All told, the company has released two shows for adults and three for children, and has announced that it is producing full series from six other pilots. Projects to be released in the coming months include the science fiction drama “The After” from the “X-Files” creator Chris Carter; “Bosch,” based on Michael Connelly’s best-selling book series; and “Mozart in the Jungle,” about behind-the-scenes drama at a New York symphony.

While Amazon has taken the tactic of producing its own series, it has not ruled out the strategy of picking up exclusive rights to series produced by traditional studios, a model deployed by Netflix and others.

Most of the projects currently in the pipeline are the works of established Hollywood talent. Notably absent from the lineup of originals are online submissions from amateurs. (Amazon said that a coming children’s pilot was discovered through an online submission.)

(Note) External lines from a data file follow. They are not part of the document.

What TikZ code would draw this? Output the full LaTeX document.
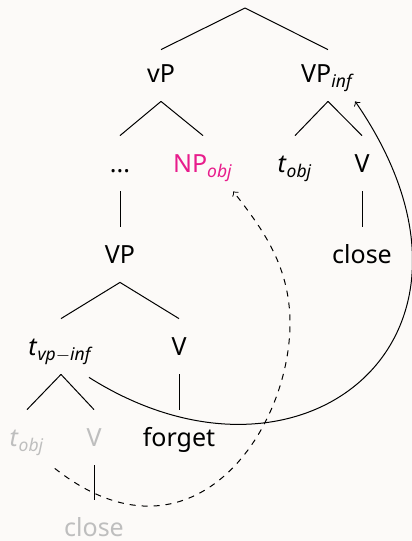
\documentclass[tikz,border=0pt]{standalone}
\usepackage{fontspec}
\setmainfont{Noto Sans}
\definecolor{bgcol}{RGB}{252,250,248}
\definecolor{npcol}{RGB}{232,28,140}
\definecolor{ghost}{RGB}{190,190,190}
\tikzset{
  lbl/.style={anchor=base, inner xsep=0pt, inner ysep=0pt, text height=18pt, text depth=9.5pt, font=\fontsize{12.5}{15}\selectfont},
  ghostlbl/.style={lbl, text=ghost},
  branch/.style={draw=black, line width=0.5pt},
  move/.style={->, line width=0.5pt},
}
\newcommand{\ital}[1]{\textit{#1}}
\newcommand{\sbs}[1]{\textsubscript{\textit{#1}}}
\begin{document}
\begin{tikzpicture}[x=0.5pt, y=-0.5pt]
\fill[bgcol] (0,0) rectangle (412,541);
\useasboundingbox (0,0) rectangle (412,541);
% root
\coordinate (root) at (245,8);
% row 1
\node[lbl] (vP) at (161,82) {vP};
\node[lbl] (VPinf) at (328,82) {VP\sbs{inf}};
% row 2
\node[lbl] (dots) at (120,172) {...};
\node[lbl, text=npcol] (NP) at (203,172) {NP\sbs{obj}};
\node[lbl] (tobj) at (295,172) {\ital{t}\sbs{obj}};
\node[lbl] (Vr) at (362,172) {V};
% row 3
\node[lbl] (VP) at (120,263) {VP};
\node[lbl] (closer) at (362,263) {close};
% row 4
\node[lbl] (tvp) at (61,355) {\ital{t}\textsubscript{\textit{vp}$-$\textit{inf}}};
\node[lbl] (Vm) at (179,355) {V};
% row 5
\node[ghostlbl] (tobjg) at (27,446) {\ital{t}\sbs{obj}};
\node[ghostlbl] (Vg) at (94,446) {V};
\node[lbl] (forget) at (179,446) {forget};
% row 6
\node[ghostlbl] (closeg) at (94,536.5) {close};
% branches
\draw[branch] (root) -- ([yshift=-2]vP.north);
\draw[branch] (root) -- ([yshift=-2]VPinf.north);
\draw[branch] (vP.south) -- (dots.north);
\draw[branch] (vP.south) -- (NP.north);
\draw[branch] (VPinf.south) -- (tobj.north);
\draw[branch] (VPinf.south) -- (Vr.north);
\draw[branch] (dots.south) -- (VP.north);
\draw[branch] (Vr.south) -- (closer.north);
\draw[branch] (VP.south) -- (tvp.north);
\draw[branch] (VP.south) -- (Vm.north);
\draw[branch] (Vm.south) -- (forget.north);
\draw[branch] (tvp.south) -- (tobjg.north);
\draw[branch] (tvp.south) -- (Vg.north);
\draw[branch] (Vg.south) -- (closeg.north);
% movement arrows
\draw[move] ([shift={(-5,3)}]tvp.south east) .. controls (302,512) and (518,338) .. ([shift={(0,0)}]VPinf.south east);
\draw[move, dashed] ([shift={(10,3)}]tobjg.south east) .. controls (190,575) and (290,433) .. (290,323)
  .. controls (290,263) and (259,225) .. (NP.south east);
\end{tikzpicture}
\end{document}
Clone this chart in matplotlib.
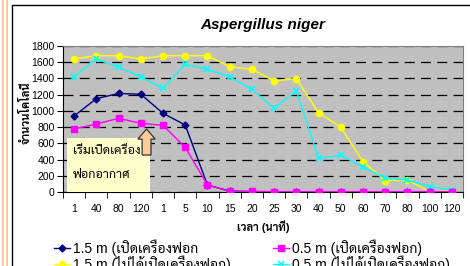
import matplotlib
matplotlib.use("Agg")
import matplotlib.pyplot as plt
from matplotlib.patches import Rectangle, FancyArrow
from matplotlib.lines import Line2D

plt.rcParams['font.family'] = ['Liberation Sans', 'Sarabun', 'DejaVu Sans']

# time points (minutes), first 4 before the purifier is switched on
times = ["1", "40", "80", "120", "1", "5", "10", "15", "20", "25", "30",
         "40", "50", "60", "70", "80", "100", "120"]

on_15 = [937, 1151, 1215, 1205, 970, 826, 86, 12, 5, 3, 2, 2, 2, 2, 2, 2, 2, 2]
on_05 = [777, 838, 908, 847, 822, 551, 86, 8, 8, 5, 5, 5, 5, 5, 5, 5, 5, 5]
off_15 = [1640, 1680, 1680, 1640, 1680, 1680, 1680, 1545, 1513, 1369, 1397,
          978, 798, 374, 140, 148, 4, 12]
off_05 = [1421, 1640, 1537, 1421, 1278, 1574, 1512, 1421, 1265, 1032, 1248,
          415, 452, 312, 169, 148, 66, 25]

labels = ["1.5 m (เปิดเครื่องฟอก", "0.5 m (เปิดเครื่องฟอก)",
          "1.5 m (ไม่ได้เปิดเครื่องฟอก)", "0.5 m (ไม่ได้เปิดเครื่องฟอก)"]

fig = plt.figure(figsize=(4.7, 2.66), dpi=100)
fig.patch.set_facecolor("white")

# outer chart frame and the orange page border on the left
fig.patches.append(Rectangle((12/470, -0.1), 1.2, 1 - 5/266 + 0.1, transform=fig.transFigure,
                             fill=False, ec="black", lw=1.0))
for xp in (3, 7):
    fig.lines.append(Line2D([xp/470, xp/470], [0, 1], transform=fig.transFigure,
                            color="#F7C08A", lw=1.2))

ax = fig.add_axes([63/470, 1 - 192/266, 400/470, 146/266])
ax.set_facecolor("#C0C0C0")
x = range(len(times))

l1, = ax.plot(x, on_15, color="#000080", marker="D", ms=3.5, lw=1, zorder=5)
l2, = ax.plot(x, on_05, color="#FF00FF", marker="s", ms=4.5, lw=1, zorder=5)
l3, = ax.plot(x, off_15, color="#FFFF00", marker="o", ms=4.5, lw=1, zorder=4)
l4, = ax.plot(x, off_05, color="#00FFFF", marker="x", ms=5, mew=1.2, lw=1, zorder=4)

ax.set_xlim(-0.5, len(times) - 0.5)
ax.set_ylim(0, 1800)
ax.set_yticks(range(0, 1801, 200))
ax.set_xticks(list(x))
ax.set_xticklabels(times)
ax.set_xticks([i + 0.5 for i in range(-1, len(times))], minor=True)
ax.tick_params(axis="x", which="major", length=0, pad=9, labelsize=7.5)
ax.tick_params(axis="x", which="minor", length=4, direction="out")
ax.tick_params(axis="y", length=4, direction="out", pad=2, labelsize=7.5)
ax.yaxis.grid(True, color="black", ls=(0, (8, 5)), lw=0.9)
ax.set_axisbelow(True)
for s in ("top", "right"):
    ax.spines[s].set_color("#808080")
    ax.spines[s].set_linewidth(0.8)

ax.set_title("Aspergillus niger", fontsize=11, fontweight="bold", style="italic", pad=12)
ax.set_xlabel("เวลา (นาที)", fontsize=8, fontweight="bold", labelpad=4)
ax.set_ylabel("จำนวนโคโลนี", fontsize=8, fontweight="bold")
ax.yaxis.set_label_coords(-0.078, 0.54)

# note box and arrow marking when the purifier was switched on
ax.add_patch(Rectangle((-0.32, 0), 3.74, 666, fc="#FFFFCC", ec="none", zorder=3))
ax.text(-0.05, 500, "เริ่มเปิดเครื่อง", fontsize=9, va="center", zorder=6)
ax.text(-0.05, 210, "ฟอกอากาศ", fontsize=9, va="center", zorder=6)
ax.add_patch(FancyArrow(3.26, 456, 0, 321, width=0.4, head_width=0.78, head_length=125,
                        length_includes_head=True, fc="#FFCC99", ec="#333333", lw=0.9,
                        zorder=6))

legend_kw = dict(frameon=False, loc="upper left", fontsize=10, handlelength=1.15,
                 handletextpad=0.2, labelspacing=-0.05, borderpad=0, borderaxespad=0)
fig.legend([l1, l3], [labels[0], labels[2]], bbox_to_anchor=(54/470, 1 - 239/266), **legend_kw)
fig.legend([l2, l4], [labels[1], labels[3]], bbox_to_anchor=(273/470, 1 - 239/266), **legend_kw)

fig.savefig("out.png", dpi=100)
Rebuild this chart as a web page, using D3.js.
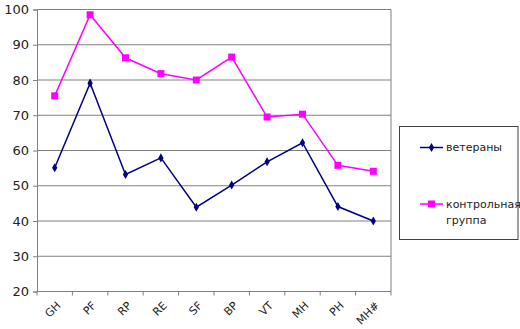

Many of these established creators said that they had not considered Amazon as an outlet until an agent made the suggestion. “I am a Luddite,” said Eric Overmyer, the co-writer and executive producer for “Bosch,” who has worked on series including “The Wire” and “Law & Order.” “I don’t know how to get my computer on my TV.”

Ultimately, several writers and directors said they were lured by the opportunity to explore a new frontier of digital and video storytelling that broke free of television standards. It also helped that Amazon paid competitive rates, they said.

The creators also said that despite their employer’s algorithm-driven image, they were going with their creative gut. Producers said that they did not look at the comments posted next to the episodes by viewers or the audience data on with the pilots.

“Nobody has ever come to me with any kind of data gleaned from an algorithm as a direction for this show,” Mr. Carter said. “I am sure they are mining all kinds of data, but my job is to be a good storyteller.”